E, se, em vez de qualquer destas, se vir, na invocação, pela autora, da ilicitude do comportamento da ré, a chamada a terreiro, não já das regras contratuais, mas, como, de algum modo, a ré pretende, de disposições legais destinadas a proteger interesses alheios, estaremos sob a égide do disposto no artº483.º, nº1, do CC, é dizer, no domínio da responsabilidade civil, o que torna aplicável, ao caso, o que se contém no nº2 daquele artº74.º, havendo aí que ter em conta que, sendo a dita comunicação do tipo receptício (artº224.º, nº1, do CC), ela apenas se tornará eficaz com a respectiva recepção, pela autora, em Braga, onde, assim, ocorreu, alegadamente, a lesão do seu direito – ver comentário, ao dito artº224.º, no código Civil anotado de Pires de Lima e Antunes Varela.
Por último, se se considerar que a autora vem discutir (e, efectivamente, vem, embora opte por pedir as indemnizações e compensação a que se julga com direito, em vez da manutenção dos contratos) a licitude da resolução dos contratos, então, segundo Lebre de Freitas, no seu Código de Processo Civil Anotado, em comentário àquele artº74.º, deverá entender-se que, ainda assim, se estará no âmbito de aplicação do nº1 deste normativo.
De sorte que, estar-se-á, sempre, sob a alçada do artº74.º, nº1, de onde se segue que, no caso, a incompetência territorial é de conhecimento oficioso, não sendo válida a convenção pela qual as partes atribuíram competência aos tribunais da comarca de Lisboa, sendo, antes, competente o foro da comarca de Braga.

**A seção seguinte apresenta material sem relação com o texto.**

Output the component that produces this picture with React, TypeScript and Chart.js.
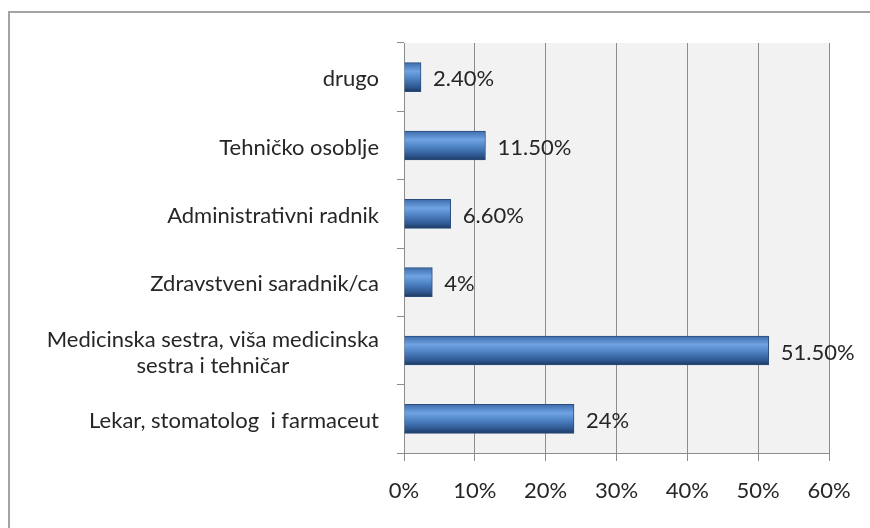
import React, { useEffect, useRef } from 'react';
import { Chart, registerables } from 'chart.js';

Chart.register(...registerables);

const categories: (string | string[])[] = [
  'drugo',
  'Tehničko osoblje',
  'Administrativni radnik',
  'Zdravstveni saradnik/ca',
  ['Medicinska sestra, viša medicinska', 'sestra i tehničar'],
  'Lekar, stomatolog  i farmaceut',
];
const values = [2.4, 11.5, 6.6, 4, 51.5, 24];
const valueLabels = ['2.40%', '11.50%', '6.60%', '4%', '51.50%', '24%'];
const xMin = 0;
const xMax = 60;
const xStep = 10;

const FONT = 'Lato, "Open Sans", sans-serif';
const TEXT = '#262626';
const AXIS = '#8c8c8c';
const BAR_T = 29;
const FS = 22;

const decorPlugin = {
  id: 'decor',
  beforeDraw(chart: any) {
    const { ctx, chartArea, width, height } = chart;
    ctx.save();
    ctx.fillStyle = '#ffffff';
    ctx.fillRect(0, 0, width, height);
    ctx.fillStyle = '#f2f2f2';
    ctx.fillRect(chartArea.left, chartArea.top, chartArea.right - chartArea.left, chartArea.bottom - chartArea.top);
    ctx.strokeStyle = '#a3a3a3';
    ctx.lineWidth = 2;
    ctx.beginPath();
    ctx.moveTo(9, height);
    ctx.lineTo(9, 12);
    ctx.lineTo(width, 12);
    ctx.stroke();
    ctx.restore();
  },
  afterDatasetsDraw(chart: any) {
    const { ctx } = chart;
    const meta = chart.getDatasetMeta(0);
    ctx.save();
    ctx.font = `${FS}px ${FONT}`;
    ctx.fillStyle = TEXT;
    ctx.textAlign = 'left';
    ctx.textBaseline = 'middle';
    meta.data.forEach((bar: any, i: number) => {
      ctx.fillText(valueLabels[i], bar.x + 12, bar.y + 2);
    });
    ctx.restore();
  },
  afterDraw(chart: any) {
    const { ctx } = chart;
    const yScale = chart.scales.y;
    ctx.save();
    ctx.font = `${FS}px ${FONT}`;
    ctx.fillStyle = TEXT;
    ctx.textBaseline = 'middle';
    const right = 379;
    const lh = 26;
    categories.forEach((c, i) => {
      const cy = yScale.getPixelForValue(i) + 2;
      const lines = Array.isArray(c) ? c : [c];
      const maxW = Math.max(...lines.map((l) => ctx.measureText(l).width));
      const center = right - maxW / 2;
      lines.forEach((l, j) => {
        const y = cy + (j - (lines.length - 1) / 2) * lh;
        if (lines.length > 1) {
          ctx.textAlign = 'center';
          ctx.fillText(l, center, y);
        } else {
          ctx.textAlign = 'right';
          ctx.fillText(l, right, y);
        }
      });
    });
    ctx.restore();
  },
};

export default function App() {
  const ref = useRef<HTMLCanvasElement | null>(null);
  useEffect(() => {
    document.body.style.margin = '0';
    document.body.style.overflow = 'hidden';
    const canvas = ref.current!;
    const chart = new Chart(canvas, {
      type: 'bar',
      data: {
        labels: categories as any,
        datasets: [
          {
            data: values,
            barThickness: BAR_T,
            borderWidth: 1,
            borderColor: '#2b4c7e',
            backgroundColor: (context: any) => {
              const ch = context.chart;
              const ys = ch.scales && ch.scales.y;
              if (!ys || context.dataIndex === undefined) return '#4f81bd';
              const c = ys.getPixelForValue(context.dataIndex);
              if (!Number.isFinite(c)) return '#4f81bd';
              const g = ch.ctx.createLinearGradient(0, c - BAR_T / 2, 0, c + BAR_T / 2);
              g.addColorStop(0, '#3d6cab');
              g.addColorStop(0.3, '#6fa3e3');
              g.addColorStop(0.55, '#4d82c4');
              g.addColorStop(0.85, '#2e568f');
              g.addColorStop(1, '#1d3960');
              return g;
            },
          },
        ],
      },
      options: {
        indexAxis: 'y',
        responsive: false,
        animation: false,
        layout: { padding: { top: 43, right: 41, left: 0, bottom: 0 } },
        plugins: { legend: { display: false }, tooltip: { enabled: false } },
        scales: {
          x: {
            type: 'linear',
            min: xMin,
            max: xMax,
            ticks: {
              stepSize: xStep,
              callback: (v: any) => `${v}%`,
              font: { family: FONT, size: FS },
              color: TEXT,
              padding: 17,
            },
            grid: { color: AXIS, tickLength: 8, lineWidth: 1 },
            border: { color: AXIS },
            afterFit: (s: any) => {
              s.height = 75;
            },
          },
          y: {
            type: 'category',
            ticks: { display: false },
            grid: { drawOnChartArea: false, color: AXIS, tickLength: 7, offset: true },
            border: { color: AXIS },
            afterFit: (s: any) => {
              s.width = 404;
            },
          },
        },
      },
      plugins: [decorPlugin],
    } as any);
    return () => chart.destroy();
  }, []);
  return <canvas ref={ref} width={870} height={528} style={{ display: 'block' }} />;
}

Em suma, o recurso, com mérito, deverá proceder.

IV – Decisão:
São termos em que, julgando a apelação procedente, revoga-se a decisão recorrida, e decide-se que é o tribunal da comarca de Braga o territorialmente competente para julgar o litígio.
Custas pela recorrida.

• Os trechos entre aspas são transcritos ipsis verbis.